• **What you are asked to do**: Below are some records. Say how many of their lines contain the string "with", and give nothing but the number.

• **Given data**:
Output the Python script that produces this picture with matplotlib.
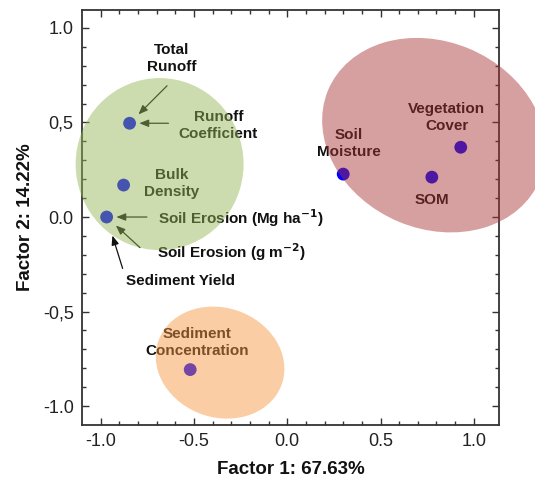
import numpy as np
import matplotlib
matplotlib.use('Agg')
import matplotlib.pyplot as plt
from matplotlib.patches import Ellipse

plt.rcParams['font.family'] = ['Liberation Sans', 'DejaVu Sans']

# factor loadings of each variable
var_names = ['Runoff', 'Bulk Density', 'Soil Erosion', 'Soil Moisture',
             'SOM', 'Vegetation Cover', 'Sediment Concentration']
factor1 = [-0.845, -0.877, -0.968, 0.30, 0.775, 0.93, -0.52]
factor2 = [0.496, 0.169, 0.0, 0.227, 0.211, 0.369, -0.807]

# groups (ellipses): centre x, centre y, width, height, angle, colour
grp_x = [-0.684, 0.786, -0.36]
grp_y = [0.28, 0.433, -0.77]
grp_w = [0.90, 1.23, 0.70]
grp_h = [0.91, 0.99, 0.58]
grp_ang = [0, -22.5, -18]
grp_col = ['#95b555', '#aa3535', '#f59540']

xticks = [-1.0, -0.5, 0.0, 0.5, 1.0]
xticklabels = ['-1.0', '-0.5', '0.0', '0.5', '1.0']
yticks = [-1.0, -0.5, 0.0, 0.5, 1.0]
yticklabels = ['-1.0', '-0,5', '0.0', '0,5', '1.0']

fig = plt.figure(figsize=(5.35, 4.84), dpi=100)
ax = fig.add_axes([82/535, 1-425/484, (499-82)/535, (425-10)/484])

ax.scatter(factor1, factor2, s=85, color='#0000ff', edgecolors='none', zorder=3)

# labels (black, the translucent ellipses go over them)
lab = dict(fontsize=11, fontweight='bold', color='#111111', zorder=3)
ax.text(-0.62, 0.839, 'Total\nRunoff', ha='center', va='center', linespacing=1.25, **lab)
ax.text(-0.369, 0.486, 'Runoff\nCoefficient', ha='center', va='center', linespacing=1.25, **lab)
ax.text(-0.62, 0.179, 'Bulk\nDensity', ha='center', va='center', linespacing=1.25, **lab)
ax.text(-0.695, -0.005, 'Soil Erosion (Mg ha$^{\\mathbf{-1}}$)', ha='left', va='center', **lab)
ax.text(-0.70, -0.185, 'Soil Erosion (g m$^{\\mathbf{-2}}$)', ha='left', va='center', **lab)
ax.text(-0.866, -0.338, 'Sediment Yield', ha='left', va='center', **lab)
ax.text(0.332, 0.39, 'Soil\nMoisture', ha='center', va='center', linespacing=1.25, **lab)
ax.text(0.856, 0.528, 'Vegetation\nCover', ha='center', va='center', linespacing=1.25, **lab)
ax.text(0.775, 0.09, 'SOM', ha='center', va='center', **lab)
ax.text(-0.481, -0.665, 'Sediment\nConcentration', ha='center', va='center', linespacing=1.25, **lab)

# arrows pointing at the runoff and soil erosion points
def arrow(i, dx, dy, gap):
    ax.annotate('', xy=(factor1[i], factor2[i]), xytext=(dx, dy),
                textcoords='offset points',
                arrowprops=dict(arrowstyle='-|>,head_length=0.55,head_width=0.22',
                                color='#111111', lw=0.9, shrinkA=0, shrinkB=gap),
                zorder=3)

arrow(0, 27, 27, 9)
arrow(0, 28, 0, 7)
arrow(2, 29, 0, 7)
arrow(2, 24, -22, 9)
arrow(2, 11.5, -37, 14)

for x, y, w, h, a, c in zip(grp_x, grp_y, grp_w, grp_h, grp_ang, grp_col):
    ax.add_patch(Ellipse((x, y), w, h, angle=a, facecolor=c, edgecolor='none',
                         alpha=0.47, zorder=5, clip_on=False))

ax.set_xlim(-1.1, 1.135)
ax.set_ylim(-1.1, 1.095)
ax.set_xticks(xticks)
ax.set_xticklabels(xticklabels)
ax.set_yticks(yticks)
ax.set_yticklabels(yticklabels)
ax.set_xticks(np.arange(-1.0, 1.01, 0.1), minor=True)
ax.set_yticks(np.arange(-1.0, 1.01, 0.1), minor=True)
ax.tick_params(which='both', direction='in', top=True, right=True,
               color='#333333', width=1)
ax.tick_params(which='major', length=5, labelsize=13, pad=6, labelcolor='#222222')
ax.tick_params(which='minor', length=3)
for s in ax.spines.values():
    s.set_linewidth(1.3)
    s.set_color('#333333')

ax.set_xlabel('Factor 1: 67.63%', fontsize=13.5, fontweight='bold', labelpad=8, color='#111111')
ax.set_ylabel('Factor 2: 14.22%', fontsize=13.5, fontweight='bold', labelpad=6, color='#111111')

fig.savefig('out.png', dpi=100)
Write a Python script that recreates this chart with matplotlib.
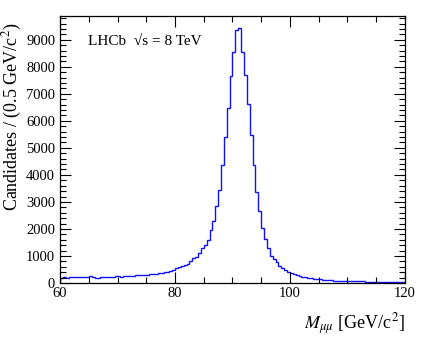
import numpy as np
import matplotlib
matplotlib.use("Agg")
import matplotlib.pyplot as plt
from matplotlib.ticker import MultipleLocator

# Histogram data: dimuon invariant mass, 0.5 GeV bins from 60 to 120
bin_lo = 60.0
bin_hi = 120.0
bin_w = 0.5
counts_60_80 = [200, 205, 200, 205, 210, 205, 210, 215, 215, 240,
                255, 230, 190, 200, 210, 215, 220, 225, 230, 245,
                250, 240, 255, 260, 265, 275, 280, 290, 285, 300,
                310, 330, 350, 345, 360, 380, 410, 420, 430, 470]
counts_80_90 = [570, 600, 640, 680, 720, 800, 914, 975, 1120, 1280,
                1400, 1600, 1950, 2300, 2860, 3440, 4350, 5420, 6470, 7670]
counts_90_100 = [8530, 9350, 9430, 8560, 7700, 6630, 5480, 4370, 3350, 2680,
                 2020, 1617, 1284, 1000, 900, 760, 640, 545, 480, 420]
counts_100_110 = [380, 340, 300, 270, 240, 215, 190, 175, 160, 145,
                  130, 120, 110, 100, 95, 90, 85, 80, 75, 72]
counts_110_120 = [68, 66, 64, 60, 58, 56, 54, 52, 50, 50,
                  48, 46, 45, 44, 43, 42, 42, 40, 40, 38]
counts = np.array(counts_60_80 + counts_80_90 + counts_90_100 + counts_100_110 + counts_110_120)
edges = np.arange(bin_lo, bin_hi + bin_w / 2, bin_w)

plt.rcParams['font.family'] = ['Liberation Serif', 'DejaVu Serif']
plt.rcParams['mathtext.fontset'] = 'stix'

fig = plt.figure(figsize=(4.27, 3.38), dpi=100)
ax = fig.add_axes([60/427, (338-283)/338, 345/427, (283-16)/338])

ax.stairs(counts, edges, color='#1010ff', lw=1.0)

ax.set_xlim(60, 120)
ax.set_ylim(0, 9880)
ax.xaxis.set_major_locator(MultipleLocator(20))
ax.xaxis.set_minor_locator(MultipleLocator(5))
ax.yaxis.set_major_locator(MultipleLocator(1000))
ax.yaxis.set_minor_locator(MultipleLocator(200))
ax.tick_params(which='both', direction='in', top=True, right=True, labelsize=10.5, width=0.8)
ax.tick_params(which='major', length=8)
ax.tick_params(which='minor', length=4)
ax.tick_params(axis='x', pad=3)
for s in ax.spines.values():
    s.set_linewidth(0.9)

fig.text(12/427, 1 - 117/338, r'Candidates / (0.5 GeV/c$^2$)', fontsize=13,
         rotation=90, ha='center', va='center')
fig.text(405/427, 1 - 324/338, r'$M_{\mu\mu}$ [GeV/c$^2$]', fontsize=13,
         ha='right', va='center')

ax.text(0.08, 0.905, 'LHCb  \u221As = 8 TeV', transform=ax.transAxes,
        fontsize=11, ha='left', va='center')

fig.savefig('out.png', dpi=100)
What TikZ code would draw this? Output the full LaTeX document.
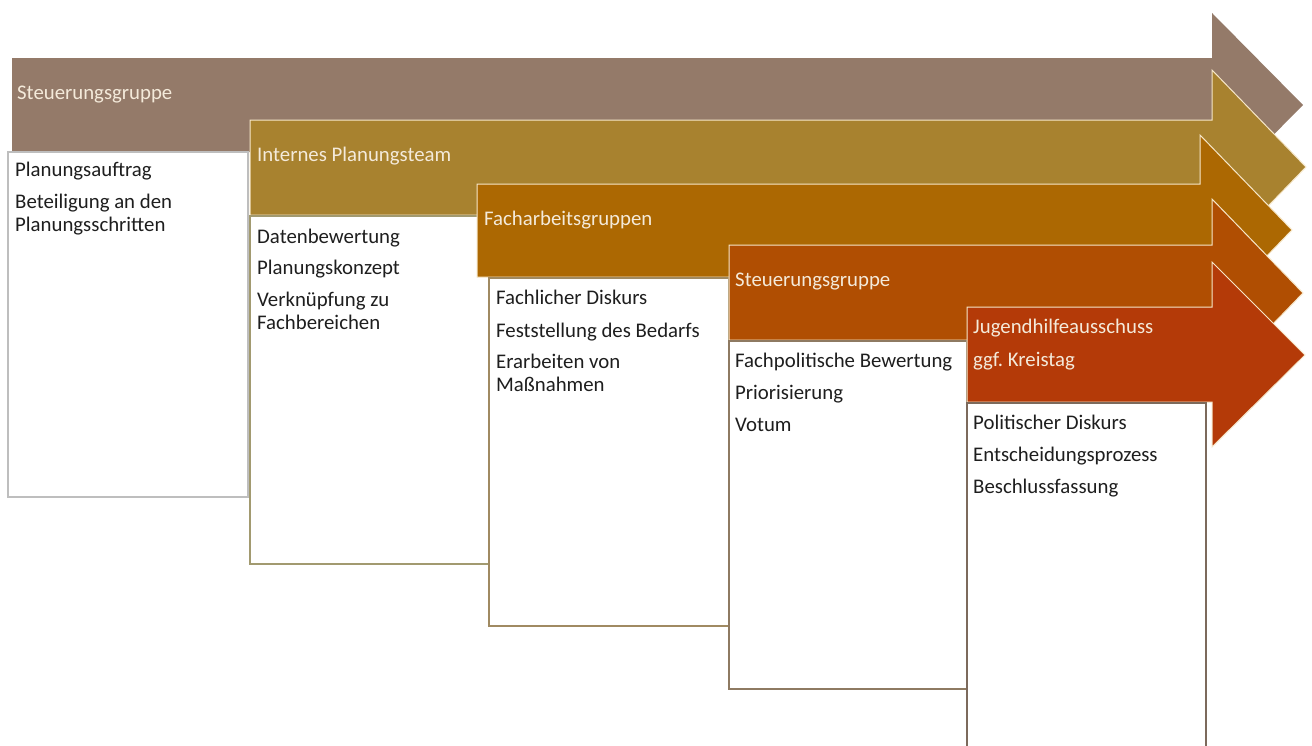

• **Output below**: 2